_Information shown_.
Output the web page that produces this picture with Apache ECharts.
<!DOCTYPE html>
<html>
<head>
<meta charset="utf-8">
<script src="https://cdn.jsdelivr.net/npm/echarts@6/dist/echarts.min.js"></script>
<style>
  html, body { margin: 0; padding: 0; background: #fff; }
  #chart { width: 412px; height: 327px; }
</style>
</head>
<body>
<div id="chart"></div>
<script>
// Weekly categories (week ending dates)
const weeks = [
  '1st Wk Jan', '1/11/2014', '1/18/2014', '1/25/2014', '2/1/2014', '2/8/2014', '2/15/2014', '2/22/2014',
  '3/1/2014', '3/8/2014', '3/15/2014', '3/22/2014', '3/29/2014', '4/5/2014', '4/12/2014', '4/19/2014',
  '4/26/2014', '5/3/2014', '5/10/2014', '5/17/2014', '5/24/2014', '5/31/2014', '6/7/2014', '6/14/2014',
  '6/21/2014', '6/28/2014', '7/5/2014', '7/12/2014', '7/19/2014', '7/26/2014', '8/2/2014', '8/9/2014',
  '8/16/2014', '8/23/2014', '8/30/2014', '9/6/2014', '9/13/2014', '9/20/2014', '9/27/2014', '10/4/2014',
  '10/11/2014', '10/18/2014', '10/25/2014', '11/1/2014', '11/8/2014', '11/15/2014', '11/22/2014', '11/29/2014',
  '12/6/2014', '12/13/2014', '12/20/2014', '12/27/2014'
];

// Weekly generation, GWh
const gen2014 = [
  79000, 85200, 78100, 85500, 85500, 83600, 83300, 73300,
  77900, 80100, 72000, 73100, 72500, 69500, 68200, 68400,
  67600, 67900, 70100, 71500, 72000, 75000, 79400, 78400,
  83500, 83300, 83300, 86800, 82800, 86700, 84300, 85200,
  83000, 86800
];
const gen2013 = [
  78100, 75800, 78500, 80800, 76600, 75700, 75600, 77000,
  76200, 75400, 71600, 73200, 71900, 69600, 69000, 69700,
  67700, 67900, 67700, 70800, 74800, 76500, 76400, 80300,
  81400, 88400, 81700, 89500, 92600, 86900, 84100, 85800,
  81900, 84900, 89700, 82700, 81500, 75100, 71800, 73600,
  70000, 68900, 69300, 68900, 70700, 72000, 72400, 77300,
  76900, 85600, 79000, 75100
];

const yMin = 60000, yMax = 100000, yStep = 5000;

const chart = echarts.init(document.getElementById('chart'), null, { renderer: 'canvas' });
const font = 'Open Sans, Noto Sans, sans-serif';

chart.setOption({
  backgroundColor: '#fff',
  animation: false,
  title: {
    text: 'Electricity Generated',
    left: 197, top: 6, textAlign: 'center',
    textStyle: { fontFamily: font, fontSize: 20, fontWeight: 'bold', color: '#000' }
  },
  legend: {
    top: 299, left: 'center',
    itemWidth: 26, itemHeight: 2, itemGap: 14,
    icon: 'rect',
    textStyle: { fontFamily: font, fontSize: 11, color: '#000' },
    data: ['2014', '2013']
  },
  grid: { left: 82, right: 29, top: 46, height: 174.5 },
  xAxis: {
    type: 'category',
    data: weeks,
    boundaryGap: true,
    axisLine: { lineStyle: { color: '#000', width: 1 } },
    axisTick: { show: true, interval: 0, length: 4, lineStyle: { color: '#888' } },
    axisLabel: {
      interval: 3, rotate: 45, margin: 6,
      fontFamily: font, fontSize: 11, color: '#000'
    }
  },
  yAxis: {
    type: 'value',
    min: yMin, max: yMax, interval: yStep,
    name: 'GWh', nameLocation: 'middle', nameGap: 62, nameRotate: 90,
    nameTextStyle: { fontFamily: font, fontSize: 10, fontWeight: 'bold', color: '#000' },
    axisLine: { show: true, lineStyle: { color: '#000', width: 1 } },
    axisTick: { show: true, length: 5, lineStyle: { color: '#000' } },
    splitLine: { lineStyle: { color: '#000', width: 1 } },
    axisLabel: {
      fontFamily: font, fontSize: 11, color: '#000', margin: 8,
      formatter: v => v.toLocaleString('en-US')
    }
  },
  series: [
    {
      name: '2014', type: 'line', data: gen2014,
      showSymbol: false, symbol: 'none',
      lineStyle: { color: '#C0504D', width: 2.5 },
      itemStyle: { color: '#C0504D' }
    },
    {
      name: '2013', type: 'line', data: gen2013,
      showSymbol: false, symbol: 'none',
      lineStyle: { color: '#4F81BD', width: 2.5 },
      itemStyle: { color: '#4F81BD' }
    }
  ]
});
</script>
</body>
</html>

_Exercise prompt_. Quote each line above in full, word for word.

_Result for this exercise_.
Output the web page that produces this picture with Apache ECharts.
<!DOCTYPE html>
<html>
<head>
<meta charset="utf-8">
<script src="https://cdn.jsdelivr.net/npm/echarts@6/dist/echarts.min.js"></script>
<style>
  html, body { margin: 0; padding: 0; background: #fff; }
  #chart { width: 412px; height: 327px; }
</style>
</head>
<body>
<div id="chart"></div>
<script>
// Weekly categories (week ending dates)
const weeks = [
  '1st Wk Jan', '1/11/2014', '1/18/2014', '1/25/2014', '2/1/2014', '2/8/2014', '2/15/2014', '2/22/2014',
  '3/1/2014', '3/8/2014', '3/15/2014', '3/22/2014', '3/29/2014', '4/5/2014', '4/12/2014', '4/19/2014',
  '4/26/2014', '5/3/2014', '5/10/2014', '5/17/2014', '5/24/2014', '5/31/2014', '6/7/2014', '6/14/2014',
  '6/21/2014', '6/28/2014', '7/5/2014', '7/12/2014', '7/19/2014', '7/26/2014', '8/2/2014', '8/9/2014',
  '8/16/2014', '8/23/2014', '8/30/2014', '9/6/2014', '9/13/2014', '9/20/2014', '9/27/2014', '10/4/2014',
  '10/11/2014', '10/18/2014', '10/25/2014', '11/1/2014', '11/8/2014', '11/15/2014', '11/22/2014', '11/29/2014',
  '12/6/2014', '12/13/2014', '12/20/2014', '12/27/2014'
];

// Weekly generation, GWh
const gen2014 = [
  79000, 85200, 78100, 85500, 85500, 83600, 83300, 73300,
  77900, 80100, 72000, 73100, 72500, 69500, 68200, 68400,
  67600, 67900, 70100, 71500, 72000, 75000, 79400, 78400,
  83500, 83300, 83300, 86800, 82800, 86700, 84300, 85200,
  83000, 86800
];
const gen2013 = [
  78100, 75800, 78500, 80800, 76600, 75700, 75600, 77000,
  76200, 75400, 71600, 73200, 71900, 69600, 69000, 69700,
  67700, 67900, 67700, 70800, 74800, 76500, 76400, 80300,
  81400, 88400, 81700, 89500, 92600, 86900, 84100, 85800,
  81900, 84900, 89700, 82700, 81500, 75100, 71800, 73600,
  70000, 68900, 69300, 68900, 70700, 72000, 72400, 77300,
  76900, 85600, 79000, 75100
];

const yMin = 60000, yMax = 100000, yStep = 5000;

const chart = echarts.init(document.getElementById('chart'), null, { renderer: 'canvas' });
const font = 'Open Sans, Noto Sans, sans-serif';

chart.setOption({
  backgroundColor: '#fff',
  animation: false,
  title: {
    text: 'Electricity Generated',
    left: 197, top: 6, textAlign: 'center',
    textStyle: { fontFamily: font, fontSize: 20, fontWeight: 'bold', color: '#000' }
  },
  legend: {
    top: 299, left: 'center',
    itemWidth: 26, itemHeight: 2, itemGap: 14,
    icon: 'rect',
    textStyle: { fontFamily: font, fontSize: 11, color: '#000' },
    data: ['2014', '2013']
  },
  grid: { left: 82, right: 29, top: 46, height: 174.5 },
  xAxis: {
    type: 'category',
    data: weeks,
    boundaryGap: true,
    axisLine: { lineStyle: { color: '#000', width: 1 } },
    axisTick: { show: true, interval: 0, length: 4, lineStyle: { color: '#888' } },
    axisLabel: {
      interval: 3, rotate: 45, margin: 6,
      fontFamily: font, fontSize: 11, color: '#000'
    }
  },
  yAxis: {
    type: 'value',
    min: yMin, max: yMax, interval: yStep,
    name: 'GWh', nameLocation: 'middle', nameGap: 62, nameRotate: 90,
    nameTextStyle: { fontFamily: font, fontSize: 10, fontWeight: 'bold', color: '#000' },
    axisLine: { show: true, lineStyle: { color: '#000', width: 1 } },
    axisTick: { show: true, length: 5, lineStyle: { color: '#000' } },
    splitLine: { lineStyle: { color: '#000', width: 1 } },
    axisLabel: {
      fontFamily: font, fontSize: 11, color: '#000', margin: 8,
      formatter: v => v.toLocaleString('en-US')
    }
  },
  series: [
    {
      name: '2014', type: 'line', data: gen2014,
      showSymbol: false, symbol: 'none',
      lineStyle: { color: '#C0504D', width: 2.5 },
      itemStyle: { color: '#C0504D' }
    },
    {
      name: '2013', type: 'line', data: gen2013,
      showSymbol: false, symbol: 'none',
      lineStyle: { color: '#4F81BD', width: 2.5 },
      itemStyle: { color: '#4F81BD' }
    }
  ]
});
</script>
</body>
</html>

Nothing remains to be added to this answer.